Neuroplasticity is a blessing and a curse. Hebbian Theory is often summed up as neurons that fire together and wire together. Wired together, neurons allow us to develop positive and undesirable habits, such as playing a piece of music on an instrument by heart and grabbing our cell phones when bored to doom scroll. We can rewire those undesirable habits, but it takes practice.
Low-tech options are less distracting, making them a better choice to complete a task.
Low-tech options allow you to be in the flow, think, create, and feel without distractions. Here are other options:
- Paper calendars, planners, and journals—out of sight, out of mind is accurate for many neurodivergents. Using one of these low-cost options over digital will keep your tasks and appointments in view, keep you off your devices, and keep you away from distractions.

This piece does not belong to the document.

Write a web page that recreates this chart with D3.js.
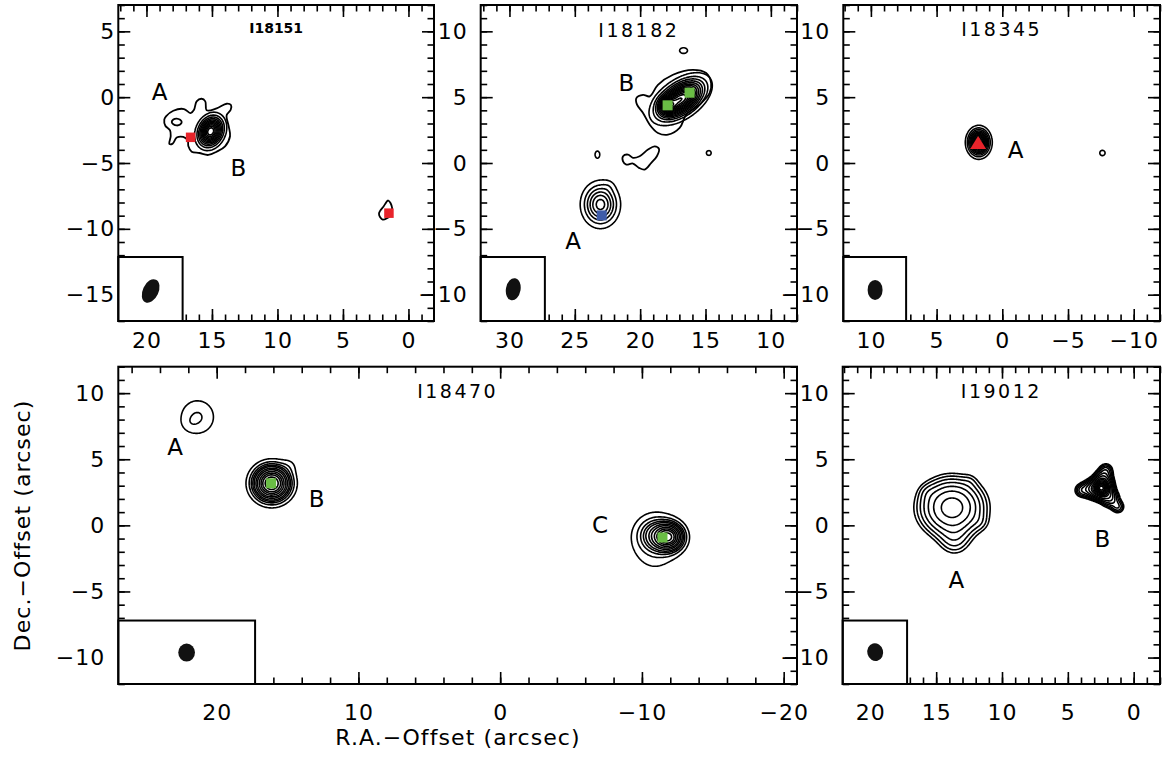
<!DOCTYPE html>
<html>
<head>
<meta charset="utf-8">
<script src="https://cdn.jsdelivr.net/npm/d3@7"></script>
<style>
  body { margin: 0; background: #fff; }
  svg text { font-family: "DejaVu Sans", sans-serif; fill: #000; }
</style>
</head>
<body>
<svg id="fig" width="1166" height="757"></svg>
<script>
// all offsets in arcsec, R.A. offset grows to the left
const panelNames = ["I18151", "I18182", "I18345", "I18470", "I19012"];
const raRanges  = [[22.15, -1.95], [32.2, 8.0], [12.1, -12.0], [26.94, -20.94], [22.1, -2.0]];
const decRanges = [[-17, 7], [-12, 12], [-12, 12], [-12, 12], [-12, 12]];
const raMajor = [5, 5, 5, 10, 5];
const raMinor = [1, 1, 1, 2, 1];

// emission components: [ra, dec, peak, sigma major, sigma minor, tilt of major axis (deg, N through W)]
const src18151 = [[15.1, -2.6, 12, 0.68, 0.52, 25]];
const src18182 = [
  [16.9, 4.85, 14, 1.2, 0.66, 55], [17.9, 4.35, 6, 0.4, 0.4, 0],
  [23.04, -3.15, 6.5, 0.95, 0.8, 0], [22.4, -1.75, 0.45, 0.35, 0.35, 0],
  [16.68, 8.54, 1.3, 0.42, 0.3, 90], [23.27, 0.64, 1.2, 0.45, 0.3, 0], [14.75, 0.76, 1.15, 0.35, 0.35, 0]
];
const src18345 = [[1.79, 1.57, 12, 0.58, 0.46, 0], [-7.62, 0.76, 1.12, 0.43, 0.43, 0]];
const src18470 = [
  [21.35, 8.2, 2.1, 1.0, 0.92, 0], [21.9, 7.7, 0.35, 0.4, 0.4, 0],
  [16.12, 3.18, 20, 0.76, 0.74, 0], [14.85, 4.55, 0.75, 0.45, 0.45, 0],
  [-11.9, -0.88, 14.5, 0.6, 0.6, 0], [-11.0, -0.75, 5, 0.75, 0.75, 0], [-10.9, -1.3, 1.8, 1.6, 1.2, 0]
];
const src19012 = [
  [13.8, 1.35, 8.5, 1.4, 1.25, 90], [13.6, -1.2, 1.5, 0.8, 0.8, 0],
  [15.7, 2.5, 0.45, 0.45, 0.45, 0], [11.6, 0.2, 0.45, 0.45, 0.45, 0], [12.4, 3.4, 0.35, 0.4, 0.4, 0],
  [2.45, 2.8, 26, 0.42, 0.42, 0],
  [3.3, 2.75, 5, 0.4, 0.4, 0], [2.3, 3.55, 5, 0.4, 0.4, 0], [1.8, 2.05, 5, 0.4, 0.4, 0],
  [4.0, 2.65, 2.5, 0.32, 0.32, 0], [2.1, 4.2, 2.5, 0.32, 0.32, 0], [1.2, 1.4, 2.5, 0.32, 0.32, 0]
];

// contour levels
const levels18151 = [1, 2, 3, 4, 5, 6, 7, 8, 9, 10, 11];
const levels18182 = [1, 2, 3, 4, 5, 6, 7, 8, 9, 10, 11, 12, 13, 14, 15, 16, 17, 18];
const levels18345 = [1, 2, 3, 4, 5, 6, 7, 8, 9, 10, 11];
const levels18470 = [1, 2, 3, 4, 5, 6.5, 8, 10, 12, 14, 16.5, 19];
const levels19012 = [1, 1.4, 1.95, 2.7, 3.75, 5.2, 7.2, 10, 12.5, 15, 17.5, 20, 22, 24, 26];

// weak, irregular contours: lists of [ra, dec]
const trace18151 = [
  [[18.51, -1.46], [17.95, -1.03], [17.13, -0.90], [16.63, -1.21], [16.37, -0.95], [16.17, -0.32],
   [15.79, -0.12], [15.51, -0.32], [15.40, -1.00], [14.64, -0.85], [13.88, -0.50], [13.55, -0.60],
   [13.57, -0.95], [13.88, -1.38], [13.72, -2.22], [13.62, -2.97], [14.0, -3.73], [14.64, -4.14],
   [15.28, -4.39], [15.96, -4.24], [16.55, -4.14], [16.80, -3.73], [16.85, -3.28], [17.19, -3.02],
   [17.69, -3.07], [18.0, -3.53], [18.25, -3.55], [18.15, -2.97], [18.20, -2.52], [18.56, -2.17], [18.64, -1.71]],
  [[18.07, -1.89], [17.95, -1.70], [17.69, -1.63], [17.43, -1.72], [17.31, -1.89], [17.43, -2.08], [17.69, -2.15], [17.95, -2.06]],
  [[1.54, -7.85], [1.25, -8.4], [1.4, -9.0], [1.97, -9.3], [2.25, -8.85], [1.9, -8.3]]
];
const trace18182 = [
  [[20.29, 4.93], [19.78, 5.18], [19.27, 5.06], [18.64, 5.94], [17.49, 6.70], [15.97, 7.08], [14.95, 6.83],
   [14.57, 6.07], [14.69, 5.31], [15.46, 4.43], [16.47, 3.67], [16.98, 2.66], [17.87, 2.15], [18.64, 2.28],
   [19.27, 2.91], [19.78, 3.80], [20.24, 4.43]],
  [[21.31, 0.51], [20.93, 0.64], [20.55, 0.39], [20.04, 0.51], [19.40, 1.02], [18.89, 1.27], [18.56, 1.07],
   [18.72, 0.51], [19.15, 0.01], [19.66, -0.50], [20.09, -0.37], [20.55, -0.04], [21.06, -0.12], [21.31, 0.13]]
];

// positions of other tracers: [ra, dec, kind]
const mark18151 = [[16.63, -3.05, "red"], [1.49, -8.81, "red"]];
const mark18182 = [[17.9, 4.38, "green"], [16.22, 5.34, "green"], [22.94, -3.98, "blue"]];
const mark18345 = [[1.84, 1.52, "tri"]];
const mark18470 = [[16.16, 3.18, "green"], [-11.45, -0.92, "green"]];
const mark19012 = [];

// component names: [text, ra, dec]
const labels18151 = [["A", 19.0, 0.44], ["B", 12.99, -5.37]];
const labels18182 = [["B", 21.06, 6.07], ["A", 25.13, -5.93]];
const labels18345 = [["A", -1.01, 1.02]];
const labels18470 = [["A", 22.94, 5.95], ["B", 12.94, 2.05], ["C", -7.05, 0.03]];
const labels19012 = [["A", 13.47, -4.12], ["B", 2.38, -0.98]];

// synthesized beam: [ra, dec, major, minor, pa] and its box [ra left, ra right, dec bottom, dec top]
const beams = [[19.68, -14.72, 0.95, 0.6, 25], [29.71, -9.59, 0.85, 0.56, 10], [9.68, -9.64, 0.76, 0.57, 0],
               [22.12, -9.62, 0.68, 0.59, 0], [19.63, -9.59, 0.68, 0.6, -15]];
const beamBoxes = [[22.15, 17.24, -17, -12.14], [32.2, 27.29, -12, -7.14], [12.1, 7.32, -12, -7.14],
                   [26.94, 17.29, -12, -7.2], [22.1, 17.21, -12, -7.2]];

const panels = [
  { src: src18151, lev: levels18151, trace: trace18151, marks: mark18151, labels: labels18151 },
  { src: src18182, lev: levels18182, trace: trace18182, marks: mark18182, labels: labels18182 },
  { src: src18345, lev: levels18345, trace: [], marks: mark18345, labels: labels18345 },
  { src: src18470, lev: levels18470, trace: [], marks: mark18470, labels: labels18470 },
  { src: src19012, lev: levels19012, trace: [], marks: mark19012, labels: labels19012 }
];

// page layout
const frames = [[118.3, 434, 5, 321], [480.7, 797, 5, 321], [843.3, 1160, 5, 321],
                [118.3, 797, 366.7, 684], [842.7, 1160, 366.7, 684]];
const labelPadY = [3, 13, 13, 13, 13];
const labelPadX = [11.4, 11.4, 11.4, 20.4, 20.4];
const titleStyle = [
  { size: 14, weight: "bold", ls: 0, dy: 28.3 },
  { size: 19, weight: "normal", ls: 2.5, dy: 31.7 },
  { size: 19, weight: "normal", ls: 2.5, dy: 30.7 },
  { size: 19, weight: "normal", ls: 2.5, dy: 31.6 },
  { size: 19, weight: "normal", ls: 2.5, dy: 31 }
];
const markColor = { red: "#e8242b", green: "#6abd45", blue: "#3f5ca9", tri: "#e8242b" };

const svg = d3.select("#fig");
svg.append("rect").attr("width", 1166).attr("height", 757).attr("fill", "#fff");

function field(srcs, ra, dec) {
  let v = 0;
  for (const [r0, d0, pk, sa, sb, t] of srcs) {
    const e = -(ra - r0), n = dec - d0, th = t * Math.PI / 180;
    const u = e * Math.sin(th) + n * Math.cos(th);
    const w = e * Math.cos(th) - n * Math.sin(th);
    v += pk * Math.exp(-(u * u / (2 * sa * sa) + w * w / (2 * sb * sb)));
  }
  return v;
}

function tickVals(scale, step) {
  const [lo, hi] = d3.extent(scale.domain());
  return d3.range(Math.ceil(lo / step - 1e-6) * step, hi + 1e-6, step);
}

function drawAxis(g, gen, scale, step, len, pos, withLabels, pad) {
  const ax = gen(scale).tickValues(tickVals(scale, step)).tickSizeInner(-len).tickSizeOuter(0)
    .tickPadding(pad || 0).tickFormat(withLabels ? d3.format("d") : "");
  const a = g.append("g").attr("transform", pos).call(ax);
  a.select(".domain").remove();
  a.attr("font-family", null).attr("font-size", null);
  a.selectAll("line").attr("stroke", "#000").attr("stroke-width", 1.6);
  a.selectAll("text").attr("font-size", 22).attr("letter-spacing", 1).attr("fill", "#000");
}

panels.forEach((p, k) => {
  const [fx0, fx1, fy0, fy1] = frames[k];
  const x = d3.scaleLinear().domain(raRanges[k]).range([fx0, fx1]);
  const y = d3.scaleLinear().domain(decRanges[k]).range([fy1, fy0]);
  const g = svg.append("g");

  // ticks on all four sides, labels on left and bottom
  drawAxis(g, d3.axisBottom, x, raMinor[k], 6.5, `translate(0,${fy1})`, false);
  drawAxis(g, d3.axisBottom, x, raMajor[k], 12, `translate(0,${fy1})`, true, labelPadX[k]);
  drawAxis(g, d3.axisTop, x, raMinor[k], 6.5, `translate(0,${fy0})`, false);
  drawAxis(g, d3.axisTop, x, raMajor[k], 12, `translate(0,${fy0})`, false);
  drawAxis(g, d3.axisLeft, y, 1, 6.5, `translate(${fx0},0)`, false);
  drawAxis(g, d3.axisLeft, y, 5, 12, `translate(${fx0},0)`, true, labelPadY[k]);
  drawAxis(g, d3.axisRight, y, 1, 6.5, `translate(${fx1},0)`, false);
  drawAxis(g, d3.axisRight, y, 5, 12, `translate(${fx1},0)`, false);

  // contour map
  const [r0, r1] = d3.extent(x.domain()), [d0, d1] = d3.extent(y.domain());
  const step = 0.08;
  const nx = Math.ceil((r1 - r0) / step) + 1, ny = Math.ceil((d1 - d0) / step) + 1;
  const vals = new Float64Array(nx * ny);
  for (let j = 0; j < ny; j++)
    for (let i = 0; i < nx; i++) vals[j * nx + i] = field(p.src, r0 + i * step, d0 + j * step);
  const cs = d3.contours().size([nx, ny]).thresholds(p.lev)(vals);
  const proj = d3.geoTransform({
    point(px, py) { this.stream.point(x(r0 + (px - 0.5) * step), y(d0 + (py - 0.5) * step)); }
  });
  g.append("g").selectAll("path").data(cs).join("path")
    .attr("d", d3.geoPath(proj))
    .attr("fill", "none").attr("stroke", "#000").attr("stroke-width", 1.6).attr("stroke-linejoin", "round");

  const line = d3.line().x(d => x(d[0])).y(d => y(d[1])).curve(d3.curveCatmullRomClosed.alpha(0.5));
  g.append("g").selectAll("path").data(p.trace).join("path")
    .attr("d", line)
    .attr("fill", "none").attr("stroke", "#000").attr("stroke-width", 1.8).attr("stroke-linejoin", "round");

  // markers
  p.marks.forEach(([ra, dec, kind]) => {
    const cx = x(ra), cy = y(dec);
    if (kind === "tri") {
      g.append("path").attr("d", `M${cx - 8},${cy + 6}L${cx + 8},${cy + 6}L${cx},${cy - 7}Z`)
        .attr("fill", markColor[kind]);
    } else {
      const s = k === 0 ? 9.5 : 10;
      g.append("rect").attr("x", cx - s / 2).attr("y", cy - s / 2).attr("width", s).attr("height", s)
        .attr("fill", markColor[kind]);
    }
  });

  // component names
  g.selectAll("text.lab").data(p.labels).join("text").attr("class", "lab")
    .attr("x", d => x(d[1])).attr("y", d => y(d[2]) + 8.3)
    .attr("text-anchor", "middle").attr("font-size", 23)
    .text(d => d[0]);

  // beam box
  const bb = beamBoxes[k];
  g.append("rect")
    .attr("x", x(bb[0])).attr("y", y(bb[3]))
    .attr("width", x(bb[1]) - x(bb[0])).attr("height", y(bb[2]) - y(bb[3]))
    .attr("fill", "#fff").attr("stroke", "#000").attr("stroke-width", 2);
  const b = beams[k];
  const bx = x(b[0]), by = y(b[1]);
  g.append("ellipse").attr("cx", bx).attr("cy", by)
    .attr("rx", Math.abs(x(b[0] + b[3]) - bx)).attr("ry", Math.abs(y(b[1] + b[2]) - by))
    .attr("transform", `rotate(${b[4]},${bx},${by})`)
    .attr("fill", "#111");

  // frame
  g.append("rect").attr("x", fx0).attr("y", fy0).attr("width", fx1 - fx0).attr("height", fy1 - fy0)
    .attr("fill", "none").attr("stroke", "#000").attr("stroke-width", 2);

  // source name
  const ts = titleStyle[k];
  g.append("text").attr("x", (fx0 + fx1) / 2).attr("y", fy0 + ts.dy)
    .attr("text-anchor", "middle").attr("font-size", ts.size).attr("font-weight", ts.weight)
    .attr("letter-spacing", ts.ls).text(panelNames[k]);
});

// axis titles
svg.append("text").attr("transform", "translate(30,525.5) rotate(-90)")
  .attr("text-anchor", "middle").attr("font-size", 22).attr("letter-spacing", 1.1)
  .text("Dec.\u2212Offset (arcsec)");
svg.append("text").attr("x", 458).attr("y", 745)
  .attr("text-anchor", "middle").attr("font-size", 22).attr("letter-spacing", 1.1)
  .text("R.A.\u2212Offset (arcsec)");
</script>
</body>
</html>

- People should choose books over reading on their phones. Reading is about immersing yourself in another world, which is hard to do on a phone with notifications popping up.
- Pen and paper for writing to-do lists, rough drafts, or pro/con lists: Using these items will keep you undistracted and in the flow and will keep items in view.
- Analog alarm clocks: Your phone must be out of reach for these clocks to work. They work. When there is no backup alarm, getting up when it goes off is urgent.
- Whiteboards and bulletin boards: Keeping items visual.
- Alphasmart word processors: These devices only do word processing without distractions. Later, you can connect them to a laptop to download the documents into another document, like Word, where you can spell check and edit if needed.
- Time timers: These timers make time visual and urgent. And they don’t go dark like your phone can.
- In-person meetings, standing meetings, and walking meetings allow you to be present with the person you are with instead of being tempted to multitask during virtual meetings. And maybe some bonus movement outside!
- Office hours: people who work from home tend to work too much. Setting office hours will help separate work time from other life activities.
Relationships are healthier when we have firm boundaries and are intentional about them. This is true when we are talking about our mobile devices as well.
We want to be in the saddle as much as possible. Here are some questions to ask yourself:
- How do I feel about my mobile device?
- How do I want to think about my mobile device?
- What is the function of my cell phone?
- What does it mean to be intentional about using my cell phone?
- If X is the function of my mobile device, what boundaries do I need to put in place?
If you want to change your relationship with your phone, these might offer you some support:
- Brick: The device allows you to leave distractions behind.
- Dumb phones, or at least not as smart.
- A timed safe—I have one client who puts his phone in a safe at 9 p.m. and can’t access it until 6 a.m.
Where will your relationship with your tech go from here?